La rebelión del conde de Urgel fué otra causa de detención del regente de Castilla en tierras aragonesas y de grave preocupación para él mismo.
Indudablemente se ha exagerado posteriormente el sentimiento de los catalanes por haber negado la corona de don Martín a don Jaime de Aragón, entregándosela a don Fernando de Antequera los Compromisarios de Caspe; que el fallo no satisfizo a todos debe ser tenido por verdad, pero también que las discusiones se acallaron pronto; la historia dice que nadie protestó con las armas y el conde que se alzó no fué secundado, y en cambio todos acudieron a ponerse bajo la bandera real cuando Fernando publicó el Usatge Princeps namque, o convocatoria militar de las gentes del Principado.
El conde de Urgel, hombre bueno, pero sin voluntad, se sublevó sugestionado por dos voluntades poderosísimas: la de su madre doña Margarita de Montferrato y la del noble aragonés don Antón de Luna, que desde la muerte del arzobispo de Zaragoza andaba fuera de la ley y para rehabilitarse necesitaba nada menos que el destronamiento de la dinastía entronizada por lo de Caspe y la entronización del repudiado conde; don Antón y doña Margarita fueron los verdaderos factores de la revuelta. Don Jaime se encerró en su villa de Balaguer y allí esperó a que fuera a sitiarle su rival. Sin dar ninguna batalla ni atreverse a salir de su fortaleza hubo de ponerse en manos del rey, entregándose a su misericordia.

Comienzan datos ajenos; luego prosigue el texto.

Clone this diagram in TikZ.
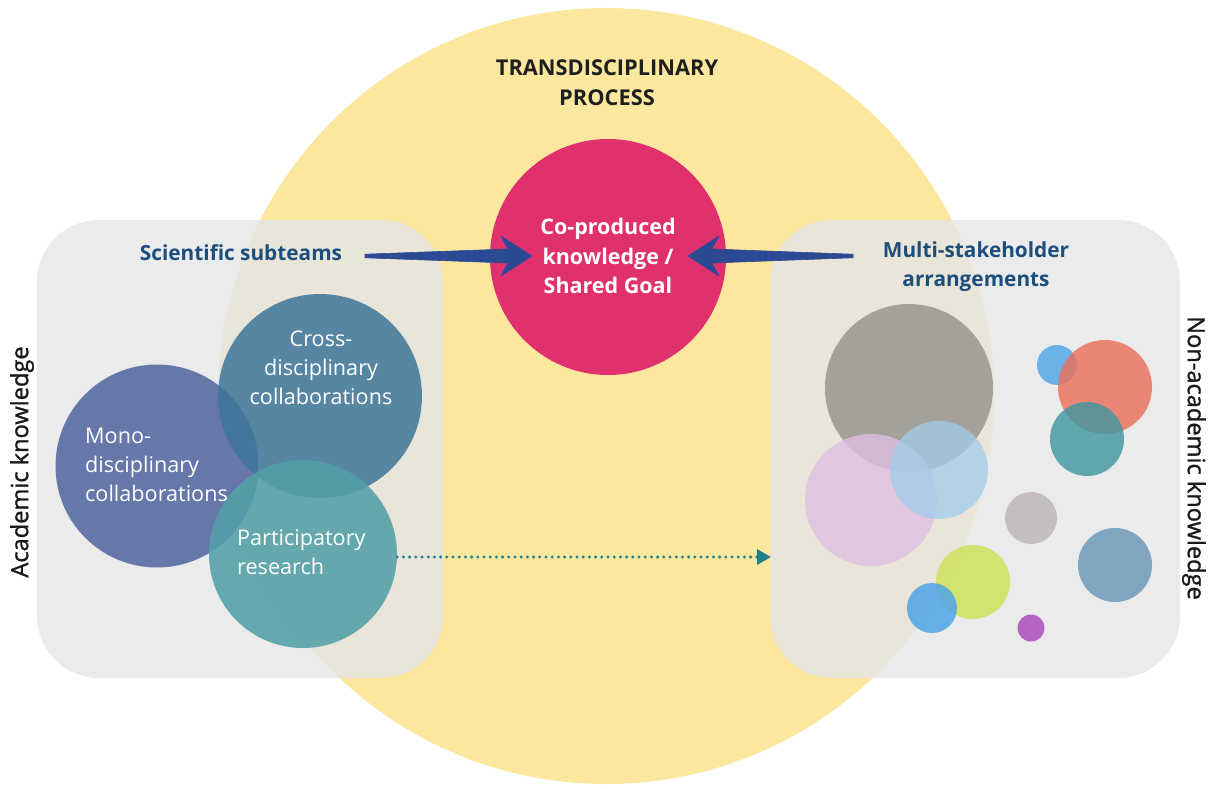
\documentclass[tikz,border=0pt]{standalone}
\usepackage{fontspec}
\setmainfont{Open Sans}
\newfontfamily\sidefont[FakeBold=1.2]{Open Sans}
\usetikzlibrary{arrows.meta,calc}
\definecolor{procyellow}{RGB}{252,231,158}
\definecolor{boxgray}{RGB}{230,230,230}
\definecolor{goalpink}{RGB}{224,48,110}
\definecolor{arrowblue}{RGB}{44,74,148}
\definecolor{labelblue}{RGB}{28,78,125}
\definecolor{monoblue}{RGB}{92,110,165}
\definecolor{crossblue}{RGB}{62,118,154}
\definecolor{partteal}{RGB}{82,160,168}
\definecolor{dotteal}{RGB}{32,128,142}
\definecolor{sgray}{RGB}{140,139,134}
\definecolor{slilac}{RGB}{222,190,224}
\definecolor{slightblue}{RGB}{160,205,235}
\definecolor{sblue}{RGB}{78,165,232}
\definecolor{ssalmon}{RGB}{236,112,90}
\definecolor{steal}{RGB}{62,150,160}
\definecolor{spalegray}{RGB}{196,190,190}
\definecolor{ssteel}{RGB}{128,165,192}
\definecolor{slime}{RGB}{206,226,90}
\definecolor{spurple}{RGB}{182,100,196}
\tikzset{
  sphere/.style={circle,inner sep=0pt,draw=none},
  knowbox/.style={fill=boxgray,fill opacity=0.82,rounded corners=62pt},
  sublabel/.style={font=\fontsize{20.8}{29}\selectfont\bfseries,text=labelblue,align=center,inner sep=0pt},
  circtext/.style={font=\fontsize{21.6}{29}\selectfont,text=white,inner sep=0pt},
  sidelabel/.style={font=\fontsize{23.6}{28}\selectfont\sidefont,text=black!90,inner sep=0pt},
  bigarrow/.style={fill=arrowblue,draw=arrowblue,line width=0.6pt,line join=round},
}
\begin{document}
\begin{tikzpicture}[x=1pt,y=-1pt]
\useasboundingbox (0,0) rectangle (1210,789);
% transdisciplinary process circle
\node[sphere,fill=procyellow,minimum size=776pt] (proc) at (606,396) {};
% knowledge boxes
\path[knowbox] (37,220) rectangle (443,678);
\path[knowbox] (770,220) rectangle (1180,678);
% shared goal
\node[sphere,fill=goalpink,minimum size=236pt] (goal) at (608,257) {};
\node[font=\fontsize{21.5}{29.5}\selectfont\bfseries,text=white,align=center,inner sep=0pt] (goaltxt) at (608,256) {Co-produced\\knowledge /\\Shared Goal};
% title
\node[font=\fontsize{21.8}{30}\selectfont\bfseries,text=black!88,align=center,inner sep=0pt] (title) at (607,83) {TRANSDISCIPLINARY\\PROCESS};
% subteam labels
\node[sublabel] (sci) at (241,253) {Scientific subteams};
\node[sublabel] (multi) at (976,267) {Multi-stakeholder\\arrangements};
% arrows
\coordinate (ltail) at (365,256);
\coordinate (ltip) at (532,256);
\coordinate (rtail) at (853,256);
\coordinate (rtip) at (688,256);
\path[bigarrow] ($(ltail)+(0,-1.8)$) -- ($(ltip)+(-24,-7)$) -- ($(ltip)+(-31,-20)$) -- (ltip) -- ($(ltip)+(-31,20)$) -- ($(ltip)+(-24,7)$) -- ($(ltail)+(0,1.8)$) -- cycle;
\path[bigarrow] ($(rtail)+(0,-1.8)$) -- ($(rtip)+(24,-7)$) -- ($(rtip)+(31,-20)$) -- (rtip) -- ($(rtip)+(31,20)$) -- ($(rtip)+(24,7)$) -- ($(rtail)+(0,1.8)$) -- cycle;
% academic circles
\node[sphere,fill=monoblue,fill opacity=0.92,minimum size=203pt] (mono) at (157,466) {};
\node[sphere,fill=crossblue,fill opacity=0.85,minimum size=204pt] (cross) at (320,396) {};
\node[sphere,fill=partteal,fill opacity=0.88,minimum size=188pt] (part) at (303,554) {};
\node[circtext,align=left,anchor=west] (monotxt) at (85,465) {Mono-\\disciplinary\\collaborations};
\node[circtext,align=center] (crosstxt) at (321,368) {Cross-\\disciplinary\\collaborations};
\node[circtext,align=left,anchor=west] (parttxt) at (237,552) {Participatory\\research};
% dotted connector
\coordinate (dotend) at (771,557);
\draw[dotteal,line width=3.3pt,line cap=round,dash pattern=on 0pt off 6.2pt,-{Triangle[length=14pt,width=15pt]}] (part.east |- dotend) -- (dotend);
% stakeholder circles
\node[sphere,fill=sgray,fill opacity=0.75,minimum size=168pt] (s1) at (909,388) {};
\node[sphere,fill=slilac,fill opacity=0.8,minimum size=132pt] (s2) at (871,500) {};
\node[sphere,fill=slightblue,fill opacity=0.75,minimum size=98pt] (s3) at (939,470) {};
\node[sphere,fill=sblue,fill opacity=0.82,minimum size=40pt] (s4) at (1057,365) {};
\node[sphere,fill=ssalmon,fill opacity=0.82,minimum size=94pt] (s5) at (1105,387) {};
\node[sphere,fill=steal,fill opacity=0.8,minimum size=74pt] (s6) at (1087,439) {};
\node[sphere,fill=spalegray,minimum size=52pt] (s7) at (1031,518) {};
\node[sphere,fill=ssteel,minimum size=74pt] (s8) at (1115,565) {};
\node[sphere,fill=slime,fill opacity=0.85,minimum size=74pt] (s9) at (973,582) {};
\node[sphere,fill=sblue,fill opacity=0.85,minimum size=50pt] (s10) at (932,608) {};
\node[sphere,fill=spurple,minimum size=27pt] (s11) at (1031,628) {};
% side labels
\node[sidelabel,rotate=90] (acad) at (22,462) {Academic knowledge};
\node[sidelabel,rotate=-90] (nonacad) at (1194,458) {Non-academic knowledge};
\end{tikzpicture}
\end{document}
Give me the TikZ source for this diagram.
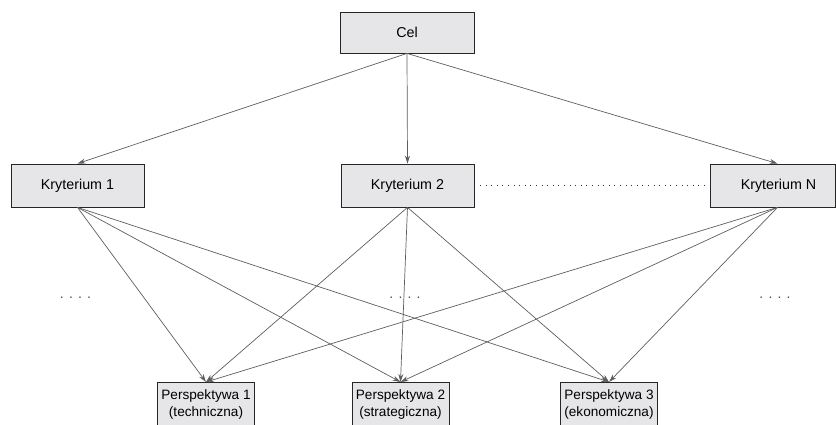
\documentclass[tikz,border=0pt]{standalone}
\usepackage{fontspec}
\setmainfont{Liberation Sans}
\usetikzlibrary{arrows.meta}
\definecolor{boxfill}{HTML}{E6E6E8}
\definecolor{linegray}{HTML}{5E5E5E}
\begin{document}
\begin{tikzpicture}[x=1pt,y=-1pt,
  box/.style={draw=black!85, fill=boxfill, line width=0.8pt, inner sep=0pt, align=center},
  topbox/.style={box, font=\fontsize{14.3}{16}\selectfont, minimum width=133, minimum height=43},
  perbox/.style={box, font=\fontsize{13.6}{17}\selectfont, inner xsep=4pt, minimum height=44, anchor=north},
  conn/.style={draw=linegray, line width=0.7pt, -{Stealth[length=8pt,width=5pt]}},
  dotline/.style={draw=black!80, line width=0.9pt, dash pattern=on 1pt off 4.6pt},
  dots/.style={font=\fontsize{14}{14}\selectfont, text=black!70, inner sep=0pt}]
\useasboundingbox (0,0) rectangle (836,424);
% top
\node[topbox, minimum width=134, minimum height=41] (cel) at (407,32.5) {Cel};
% criteria
\node[topbox] (k1) at (77.5,185.5) {Kryterium 1};
\node[topbox] (k2) at (407.5,185.5) {Kryterium 2};
\node[topbox, minimum width=125] (kn) at (772.5,185.5) {\hspace*{12pt}Kryterium N};
% perspectives
\node[perbox] (p1) at (206,382) {Perspektywa 1\\(techniczna)};
\node[perbox] (p2) at (400.5,382) {Perspektywa 2\\(strategiczna)};
\node[perbox] (p3) at (609,382) {Perspektywa 3\\(ekonomiczna)};
% dots
\node[dots] (d1) at (75.5,297.5) {. . . .};
\node[dots] (d2) at (405,297.5) {. . . .};
\node[dots] (d3) at (775,297.5) {. . . .};
% goal to criteria
\draw[conn] (cel.south) -- (k1.north);
\draw[conn] (cel.south) -- (k2.north);
\draw[conn] (cel.south) -- ([xshift=5pt]kn.north);
% dotted link
\draw[dotline] (k2.east) -- (kn.west);
% criteria to perspectives
\foreach \k in {k1,k2} {
  \foreach \p in {p1,p2,p3} {
    \draw[conn] (\k.south) -- (\p.north);
  }
}
\foreach \p in {p1,p2,p3} {
  \draw[conn] ([xshift=5pt]kn.south) -- (\p.north);
}
\end{tikzpicture}
\end{document}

Pasiones políticas no extinguidas aún han rodeado los destinos de este infeliz personaje de aureola de leyendas; Fernando lo hizo conducir al castillo de Castrotorafe en tierra castellana; muerto Fernando y por temor a que el rey castellano en guerra con el de Aragón intentara ponerlo en libertad y alentarlo en sus pretensiones al trono, Alfonso V lo hizo traer a sus Estados y lo encerro en el castillo de Játiba; aquí murió en 1432 a consecuencia de una enterocolitis. Mas pareciéndoles a sus partidarios del siglo XVII que la vida de un hombre nacido para rey y despojado, según ellos, injustamente de su corona no podía desarrollarse de modo tan vulgar, imaginaron un porción de hechos dentro de Balaguer durante el sitio y una escena sangrienta en la prisión de Játiba para que la muerte de aquel personaje fuese trágica.
Terminado este asunto, Fernando hubiera vuelto a Castilla, tanto por no perder la regencia como por la esperanza de que los aires patrios le devolverían la salud, pero el negocio del cisma le estorbó el viaje.
No le estorbó, sin embargo, rodear a la Corona castellana de un cerco absoluto: su hermano Enrique había dejado un hijo niño y dos hijas: Juan, María y Catalina; los tres los hizo casar Fernando con hijos suyos: Juan con María, María con Alfonso el primogénito y Catalina con Enrique, el tercero; cualquiera que fuera la suerte de la familia del Doliente, un hijo del rey de Aragón debía sucederle; la unión de Aragón y Castilla pendía de la vida de una criatura, que si era digno hijo de su padre en lo físico sería enfermizo y no había de llegar a viejo.
El hijo segundo, Juan, lo casó con la viuda de don Martín el de Sicilia, heredera del reino de Navarra.
La historia de Aragón se confunde durante medio siglo con la de Castilla, porque la de ésta se reduce a cuestiones interiores, casi siempre convertidas en luchas armadas, en las cuales toman parte Alfonso V y sus hermanos, los famosos infantes de Aragón de Jorge Manrique, rivales del favorito don Alvaro de Luna.
Caso extraño es éste de un noble de abolengo aragonés que gobierna Castilla y es defensor de la independencia castellana enfrente de un rey y de unos infantes de Aragón nacidos en Castilla y casados con infantas castellanas; y caso al parecer también extraño que la nobleza y el pueblo de este reino obedezcan al oriundo de Aragón en contra de los príncipes naturales de su misma patria. La extrañeza desaparece y el hecho se hace natural, teniendo en cuenta que nobles y pueblo en este momento no veían ni a don Alvaro ni a los infantes, sino Castilla, en cuyos asuntos se entrometía un rey y unos príncipes de hecho extranjeros. Esta era la gran fuerza de don Alvaro; con ella venció las intromisiones de los infantes en el reino de Juan II y al rey de Aragón en la guerra que le hizo; el espíritu de independencia de Castilla fué el mayor enemigo de la casa de Antequera.

La política de unidad no la abandonó Juan II a pesar de sus fracasos y de los de su hermano Alfonso, y aprovechando los disturbios interiores de Castilla en el reinado de Enrique IV, no obstante no poderse casi prever que la corona pasara de éste a su hermana Isabel, propúsose casarla con el que ya era su primogénito y único heredero, el príncipe don Fernando, y logrando el asentimiento de la infanta se hizo el matrimonio, que al unir las dos personas unió los dos reinos.